German news media called it one of the most important trials since Germany’s unification in 1990. Federal investigators launched a nationwide manhunt. The country felt purged when, days after the attack, the four Solingen youths were arrested.

But the prosecution soon ran into trouble, and some had feared that the court would return innocent verdicts _ putting a severe strain on slowly improving relations between Germans and the country’s 2 million Turks.

Prosecutors in the 18-month trial had based much of their case on the confessions of two defendants, one of whom has since recanted. The trial was marked by contradictory testimony and little material evidence.

Defense attorneys alleged that overzealous investigators compromised the case under pressure to get a conviction.

Xenophobic violence that erupted in Germany after its 1990 reunification has subsided some since the Solingen attack, as has racial mistrust between Turks and Germans.

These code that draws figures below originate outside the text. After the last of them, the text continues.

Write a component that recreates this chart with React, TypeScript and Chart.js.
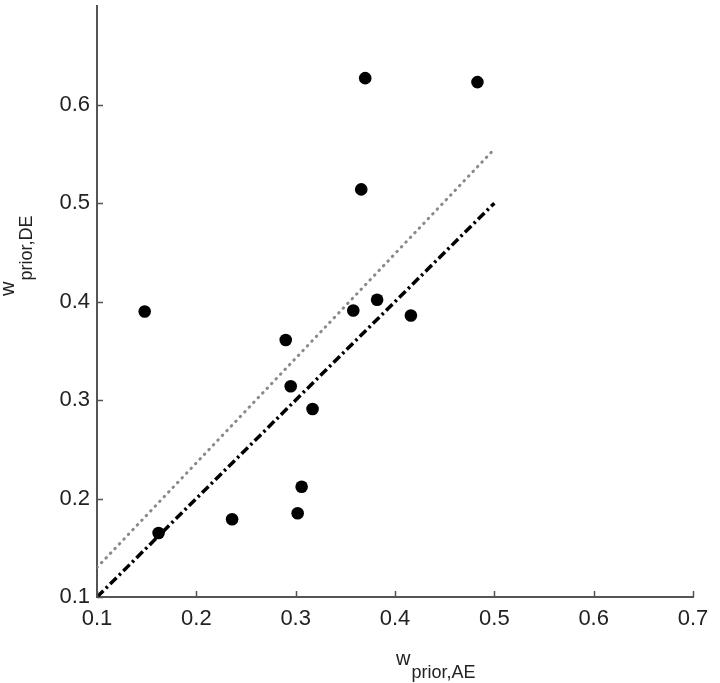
import React, { useEffect, useRef } from "react";
import { Chart, registerables } from "chart.js";

Chart.register(...registerables);

// Scatter data (w_prior,AE vs w_prior,DE)
const xValues = [0.370, 0.483, 0.366, 0.148, 0.290, 0.358, 0.382, 0.416, 0.295, 0.317, 0.306, 0.302, 0.236, 0.162];
const yValues = [0.627, 0.623, 0.514, 0.390, 0.361, 0.391, 0.402, 0.386, 0.314, 0.291, 0.212, 0.185, 0.179, 0.165];

// Identity line (dash-dot black)
const identityX = [0.1, 0.5];
const identityY = [0.1, 0.5];

// Fitted line (dotted gray)
const fitX = [0.1, 0.5];
const fitY = [0.130, 0.555];

// Tick values
const xTicks = [0.1, 0.2, 0.3, 0.4, 0.5, 0.6, 0.7];
const yTicks = [0.1, 0.2, 0.3, 0.4, 0.5, 0.6];

const FONT = "'Liberation Sans', Arial, Helvetica, sans-serif";
const TEXT = "#222";
const AXIS = "#555";

const decorPlugin = {
  id: "decor",
  afterDraw(chart: any) {
    const ctx = chart.ctx;
    const xs = chart.scales.x;
    const ys = chart.scales.y;
    const area = chart.chartArea;
    ctx.save();
    // inward tick marks
    ctx.strokeStyle = AXIS;
    ctx.lineWidth = 1.5;
    ctx.beginPath();
    xTicks.forEach((v) => {
      const px = Math.round(xs.getPixelForValue(v)) + 0.5;
      ctx.moveTo(px, area.bottom);
      ctx.lineTo(px, area.bottom - 6);
    });
    yTicks.forEach((v) => {
      const py = Math.round(ys.getPixelForValue(v)) + 0.5;
      ctx.moveTo(area.left, py);
      ctx.lineTo(area.left + 6, py);
    });
    ctx.stroke();

    // axis titles with subscripts
    ctx.fillStyle = TEXT;
    ctx.textBaseline = "alphabetic";
    ctx.textAlign = "left";
    // x title
    ctx.font = `20px ${FONT}`;
    const wx = 396;
    ctx.fillText("w", wx, 665);
    const ww = ctx.measureText("w").width;
    ctx.font = `18px ${FONT}`;
    ctx.fillText("prior,AE", wx + ww + 1, 678);

    // y title (rotated)
    ctx.translate(14, 296);
    ctx.rotate(-Math.PI / 2);
    ctx.font = `20px ${FONT}`;
    ctx.fillText("w", 0, 0);
    ctx.font = `18px ${FONT}`;
    ctx.fillText("prior,DE", ww + 1, 18);
    ctx.restore();
  },
};

export default function App() {
  const canvasRef = useRef<HTMLCanvasElement | null>(null);

  useEffect(() => {
    document.body.style.margin = "0";
    const canvas = canvasRef.current;
    if (!canvas) return;

    const points = xValues.map((x, i) => ({ x, y: yValues[i] }));
    const identity = identityX.map((x, i) => ({ x, y: identityY[i] }));
    const fit = fitX.map((x, i) => ({ x, y: fitY[i] }));

    const chart = new Chart(canvas, {
      type: "scatter",
      data: {
        datasets: [
          {
            label: "fit",
            data: fit,
            showLine: true,
            borderColor: "#8a8a8a",
            borderWidth: 3,
            borderDash: [0.5, 6],
            borderCapStyle: "round",
            pointRadius: 0,
            fill: false,
          } as any,
          {
            label: "identity",
            data: identity,
            showLine: true,
            borderColor: "#000",
            borderWidth: 3.5,
            borderDash: [9, 3.5, 2.5, 3.5],
            borderCapStyle: "butt",
            pointRadius: 0,
            fill: false,
          } as any,
          {
            label: "data",
            data: points,
            backgroundColor: "#000",
            borderColor: "#000",
            borderWidth: 0,
            pointRadius: 6.3,
            pointStyle: "circle",
          } as any,
        ],
      },
      options: {
        responsive: false,
        animation: false,
        devicePixelRatio: 1,
        layout: { padding: { left: 0, right: 27, top: 3, bottom: 0 } },
        plugins: {
          legend: { display: false },
          tooltip: { enabled: false },
          title: { display: false },
        },
        scales: {
          x: {
            type: "linear",
            min: 0.1,
            max: 0.7,
            afterBuildTicks: (scale: any) => {
              scale.ticks = xTicks.map((v) => ({ value: v }));
            },
            afterFit: (scale: any) => {
              scale.height = 86;
              scale.paddingLeft = 0;
              scale.paddingRight = 0;
            },
            grid: { display: false, drawTicks: false },
            border: { display: true, color: AXIS, width: 2 },
            ticks: {
              padding: 9,
              color: TEXT,
              font: { family: FONT, size: 22 },
              maxRotation: 0,
              callback: (v: any) => Number(v).toFixed(1),
            },
          },
          y: {
            type: "linear",
            min: 0.1,
            max: 0.7,
            afterBuildTicks: (scale: any) => {
              scale.ticks = yTicks.map((v) => ({ value: v }));
            },
            afterFit: (scale: any) => {
              scale.width = 97;
              scale.paddingTop = 0;
              scale.paddingBottom = 0;
            },
            grid: { display: false, drawTicks: false },
            border: { display: true, color: AXIS, width: 2 },
            ticks: {
              padding: 7,
              color: TEXT,
              font: { family: FONT, size: 22 },
              callback: (v: any) => Number(v).toFixed(1),
            },
          },
        },
      },
      plugins: [decorPlugin],
    });

    return () => chart.destroy();
  }, []);

  return (
    <div style={{ width: 720, height: 683, background: "#fff" }}>
      <canvas ref={canvasRef} width={720} height={683} style={{ display: "block" }} />
    </div>
  );
}
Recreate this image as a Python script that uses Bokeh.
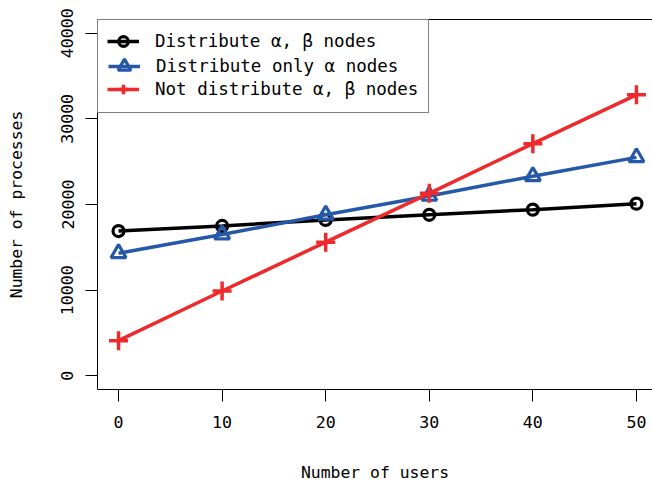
from bokeh.plotting import figure
from bokeh.models import Range1d, LinearAxis, FixedTicker, Legend, LegendItem
from bokeh.embed import file_html
from bokeh.resources import INLINE

users = [0, 10, 20, 30, 40, 50]
dist_both = [16900, 17500, 18200, 18800, 19400, 20100]
dist_alpha = [14300, 16500, 18800, 21000, 23300, 25500]
not_dist = [4100, 9900, 15600, 21300, 27100, 32800]
x_ticks = [0, 10, 20, 30, 40, 50]
y_ticks = [0, 10000, 20000, 30000, 40000]
labels = ["Distribute \u03b1, \u03b2 nodes", "Distribute only \u03b1 nodes", "Not distribute \u03b1, \u03b2 nodes"]
x_title = "Number of users"
y_title = "Number of processes"

FONT = "'DejaVu Sans Mono', 'Liberation Mono', monospace"
TOP = 19
FRAME_H = 371

p = figure(width=652, height=484, output_backend="svg", toolbar_location=None,
           x_range=Range1d(-2.03, 51.55), y_range=Range1d(-1600, 41600),
           x_axis_location=None, y_axis_location=None,
           min_border_left=97, min_border_top=TOP, min_border_bottom=94, min_border_right=0)
p.outline_line_color = None
p.xgrid.visible = False
p.ygrid.visible = False
p.background_fill_color = "white"
p.border_fill_color = "white"

xa = LinearAxis(ticker=FixedTicker(ticks=x_ticks), axis_label=x_title)
ya = LinearAxis(ticker=FixedTicker(ticks=y_ticks), axis_label=y_title)
ta = LinearAxis(ticker=FixedTicker(ticks=[]), major_label_text_font_size="0px",
                major_tick_out=0, major_tick_in=0, minor_tick_out=0, minor_tick_in=0)
for ax in (xa, ya):
    ax.major_tick_out = 12
    ax.major_tick_in = 0
    ax.minor_tick_out = 0
    ax.minor_tick_in = 0
    ax.major_label_text_font = FONT
    ax.major_label_text_font_size = "16.6px"
    ax.major_label_text_color = "black"
    ax.axis_label_text_font = FONT
    ax.axis_label_text_font_size = "16.4px"
    ax.axis_label_text_font_style = "normal"
    ax.axis_label_text_color = "black"
    ax.axis_line_color = "black"
    ax.major_tick_line_color = "black"
xa.major_label_standoff = 14
xa.axis_label_standoff = 32
ya.major_label_standoff = 12
ya.axis_label_standoff = 33
ya.major_label_orientation = "vertical"
ta.axis_line_color = "black"
p.add_layout(xa, "below")
p.add_layout(ya, "left")
p.add_layout(ta, "above")

BLACK = "black"
BLUE = "#2558A8"
RED = "#EE2A2C"

l1 = p.line(users, dist_both, line_color=BLACK, line_width=3.5)
s1 = p.scatter(users, dist_both, marker="circle", size=11, fill_color=None,
               line_color=BLACK, line_width=3.2)
l2 = p.line(users, dist_alpha, line_color=BLUE, line_width=3.5)
s2 = p.scatter(users, dist_alpha, marker="triangle", size=15, fill_color=None,
               line_color=BLUE, line_width=3.2)
l3 = p.line(users, not_dist, line_color=RED, line_width=3.5)
s3 = p.scatter(users, not_dist, marker="cross", size=19, fill_color=None,
               line_color=RED, line_width=3.5)

common = dict(margin=0, spacing=0, glyph_width=32, label_standoff=16,
              label_width=262, label_text_font=FONT, label_text_font_size="17.5px",
              label_text_color="black")

# framed legend box (holds the middle entry, centred in the box)
leg_box = Legend(items=[LegendItem(label=labels[1], renderers=[l2, s2])],
                 location="top_left", padding=10, glyph_height=72, label_height=72,
                 border_line_color="black", border_line_width=1,
                 background_fill_color="white", background_fill_alpha=1.0, **common)

# first and last entries, one row (24 px) above / below the middle one
ROW = 24
PAD = 10


def row_location(center_y):
    return (PAD, FRAME_H - (center_y - TOP) - ROW / 2)


leg_top = Legend(items=[LegendItem(label=labels[0], renderers=[l1, s1])],
                 location=row_location(42), padding=0, glyph_height=ROW, label_height=ROW,
                 border_line_color=None, background_fill_alpha=0.0, **common)
leg_bot = Legend(items=[LegendItem(label=labels[2], renderers=[l3, s3])],
                 location=row_location(90), padding=0, glyph_height=ROW, label_height=ROW,
                 border_line_color=None, background_fill_alpha=0.0, **common)
p.add_layout(leg_box, "center")
p.add_layout(leg_top, "center")
p.add_layout(leg_bot, "center")

open("out.html", "w").write(file_html(p, INLINE))
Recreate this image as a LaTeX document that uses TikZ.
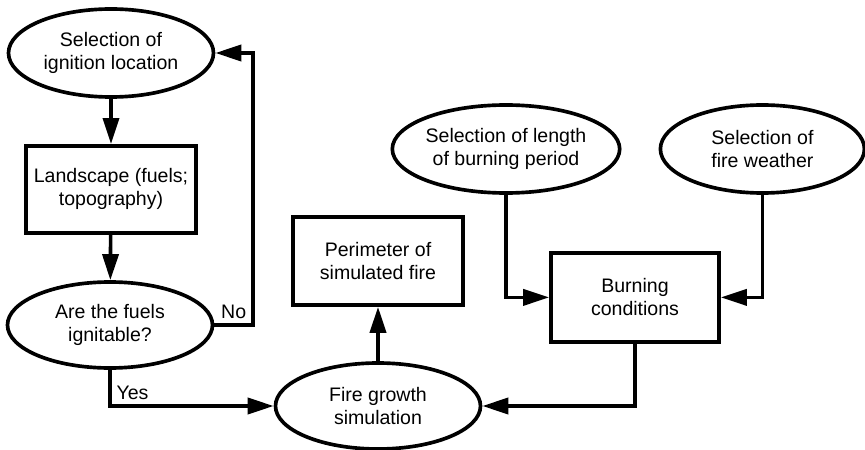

But the trial was still tense, and authorities moved it to a high-security courtroom used for terrorists out of fear that the defendants could come under attack.

About 200 people gathered outside the court to await the verdict, carrying placards reading, ``We Demand Justice,″ and ``Maximum Penalty for neo-Nazis.″

As the sentences were relayed in whispers to the mostly Turkish crowd, many mumbled their dissatisfaction, saying that Gartmann should have received life in prison.

``The sentences show that Germany has not learned from its fascist Hitler past,″ said Suat Kolsuz, 43, who has lived in Germany 16 years and said he still does not feel at home.

Prosecutors charged that after a night of heavy drinking, Gartmann, Koehnen and Buchholz fought with two Yugoslavs they mistook for Turks.

The trio then met up with Christian Reher, now 19, who lived across the street from the Turks, prosecutors alleged. Reher, they said, proposed torching the home. Friends of Reher testified that days before the attack, he had said the Turks’ home would burn.

Prosecutors allege the four bought a flammable liquid at an all-night gas station, Koehnen poured it under the front door and Reher lighted it with burning newspapers.

Screams filled the house as the 14 Turks inside woke up to flames and smoke. Durmus and Mevlude Genc, who came to Germany as ``guest workers,″ lost the heart of their family: daughters Gursun, 27, and Hatice, 18; granddaughters Huelya, 9, and Saime, 4; and a 12-year-old niece, Gulestan.

Gartmann, who had told police that the four committed the crime, withdrew his confession in March, saying police forced it out of him by threatening to throw him in a cell with jailed Turks.

Reher initially said the four lighted the fire, then insisted he acted alone. Koehnen and Buchholz maintained they were innocent.